Léo et Rémi sont amis depuis l’enfance. Ils partagent tout : les mêmes jeux, les mêmes rires, les mêmes repas, une fois chez l’un, une fois chez l’autre, jusqu’aux nuits qu’ils passent ensemble dans le même lit… Mais avec l’entrée au collège et l’adolescence, le regard qui pèse sur eux corrompt leur relation.
Pendant plusieurs semaines, la bande-annonce de Close a précédé, jusqu’à l’indigestion, chaque film distribué dans le circuit UGC ou MK2. Elle révèle sans en rien cacher tous les pans de la première partie du film et fait naître une interrogation : quelle histoire nous racontera Close ? celle de deux adolescents homosexuels en butte à l’hostilité de leurs camarades de classe et qui auront le courage de s’aimer malgré tous les obstacles ? ou au contraire, dans une version moins heureuse, celle de l’implacable corrosion d’une amitié amoureuse qui ne résistera pas à la pression du groupe ?
Ni l’une ni l’autre. Close s’engage de façon surprenante dans une tout autre direction. On n’en dira pas plus pour ménager le choc que cette bifurcation sidérante provoque.
Close est le deuxième film de Lukas Dhont, un jeune réalisateur belge âgé de trente ans à peine et beau comme un Dieu. Son premier film, Girl, avait obtenu la Caméra d’or à Cannes en 2018. Il aura laissé à tous ceux qui l’ont vu une marque profonde. Il est probable que ce soit le cas aussi de Close, Grand Prix du jury qui, dit-on, a manqué de peu la Palme d’Or – attribuée cette année à Sans filtre.
On peut certes lui reprocher un certain maniérisme. Sa caméra est collée aux acteurs et refuse tout plan large, accroissant le sentiment d’étouffement. Elle filme avec complaisance ces deux charmants bambins qui courent dans les champs sous une douce lumière crépusculaire ou pédalent sur leurs vélos. Voulant filmer des émotions tues, Lukas Dhont se condamne à accumuler les métaphores sursignifiantes : un hockeyeur qui chute jusqu’à l’épuisement, un poignet brisé qui cicatrise…

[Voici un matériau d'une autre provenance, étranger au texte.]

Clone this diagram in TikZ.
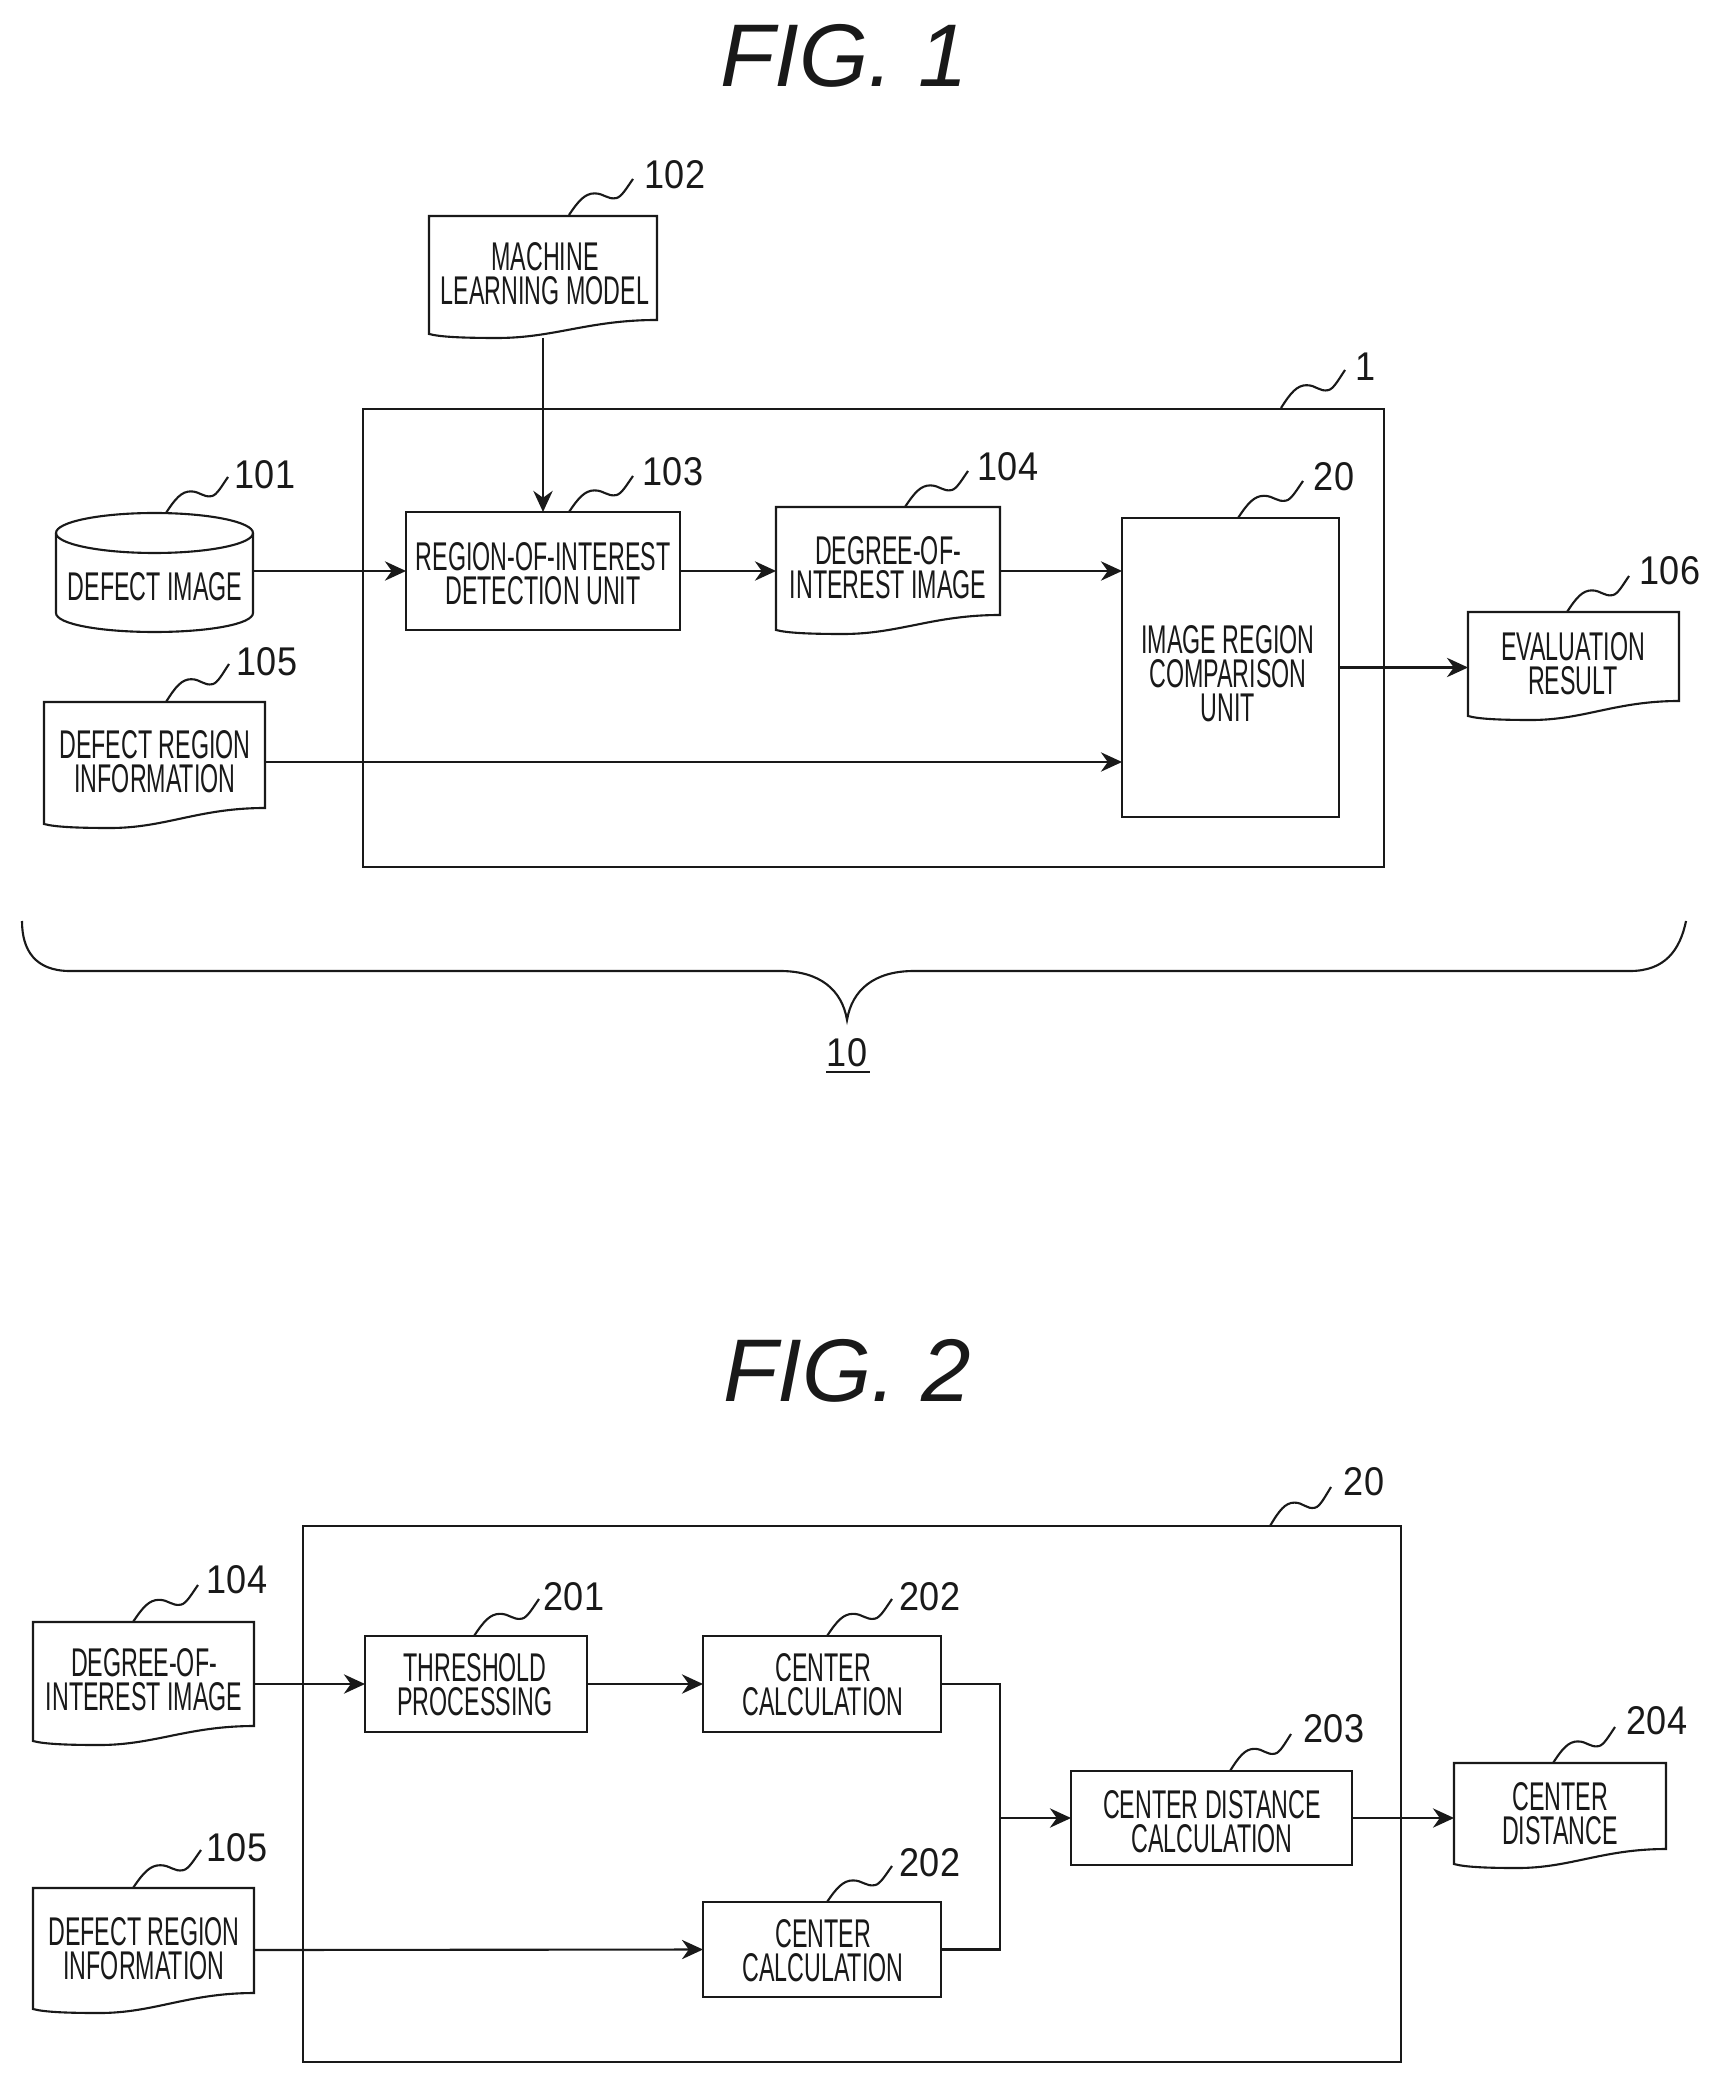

Pour autant, Close est poignant. Cette réussite est due à ses deux jeunes héros qui, comme celui de Girl, impressionnent la pellicule de leur ambiguïté pré-adolescente. Mais il la doit au moins autant aux deux actrices qui interprètent les rôles des deux mères. Sans maquillage, assumant leur quarantaine bien frappée, elles sont l’une et l’autre impressionnantes de maîtrise. Depuis Rosetta, Emilie Dequenne m’émeut dans chacun de ses films (même si ses choix n’ont pas toujours été avisés) : La Fille du RER, À perdre la raison, Les Hommes du feu, Chez nous, Les choses qu’on dit, les choses qu’on fait…. Je lui trouve une sincérité poignante – et la voix de Virginie Efira ce qui ne gâche rien. Son rôle n’est pourtant pas simple ; mais elle réussit à en interpréter les douloureuses contradictions avec une pudeur bouleversante.